The OP missed out the key word "series" from the actual blog. In this context 2.3k refers to 2300. Hopefully @dang can revise the title slightly or maybe just point to the actual patch - https://lore.kernel.org/lkml/YdIfz+LMewetSaEB@gmail.com/T/#u
No, the limit is 80 characters, and the current title is 73, so "Series " would fit. Also, "2.3k", besides being confusing, is not actually an abbreviation of 2297. len('2297 Patch Series Would Improve Linux Build Times 50~80% & Fix "Dependency Hell"') == 80. Better would be to replace "Patch" with "Commit", since that's how Molnar describes it, but that would take rewording (or removal of quotes) to fit on HN. "Times" -> "Rates" would be sensible too.
who knows if the title of this post has been edited or not since then, there are no indicators whether it was or not edited even if it was in the past...
In relation to the article, it seems like Ingo Molnar did everyone a favor by doing some low level code clean up. I hope this gets tested and accepted.
Oh I agree, it was just wanting a correction to the title. The scope of a change that is 2.3kb vs 2.3k patches is quite large - my initial thought from the title was "oh, is there some super dumb flag no one noticed that we should check for in our own excessively slow projects?", but the actual change is less generically helpful.
What a misleading title from phoronix. It doesn’t reduce build times by 50-80%, but rather increases build rate by 50-80%. There is a big difference between the two.
Build time, I would assume would be a number like "it takes 4 minutes to build a kernel package"..
Build rate also assuming, is more like "We can build 50 of these in an hour on two servers"...
The two are related, but you can scale the rate with more hardware, whereas the time is limited to how fast your hardware is or how optimised the job is, no? So Improving the _time_ increases your rate without you needing to spend more on infra..
How does one scale the rate and not the time with a code change and not an infra one, assuming my thinking here is correct?
I think the point isn't subtleties about scaling with more hardware, but about the fact that the percentages mean very different things depending on whether they're describing times or rates.
A 50% improvement in build time means becoming 2x as fast. A 50% improvement in build rate means becoming 1.5x as fast.
An 80% improvement in build time means becoming 5x as fast. An 80% improvement in build rate means becoming 1.8x as fast.
Whenever I feel like I might be lost in some mathematic question I look at the extremes. Doesn't always help but often enough. Here it's "one of them could very well be more than 100% with an even better speedup, the other certainly not"

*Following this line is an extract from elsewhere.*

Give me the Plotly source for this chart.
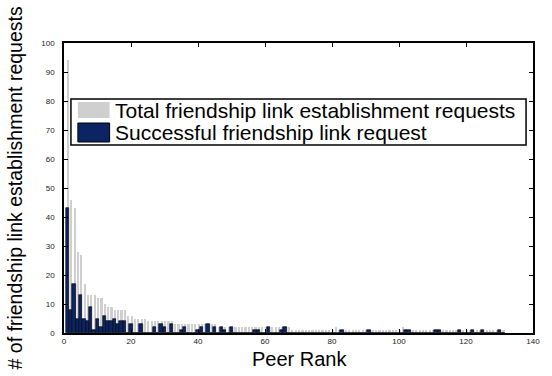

Imagine you can build 100 kernels per hour. If you increase build rate by 50%, you can now build 150 kernels per hour. If you decrease build time by 50%, you can now build 100 kernels per 30 minutes, or 200 kernels per hour, which is more impressive. This is the sort of thing you become pedantic about when you play a lot of videogames that do %-based things to your character's stats.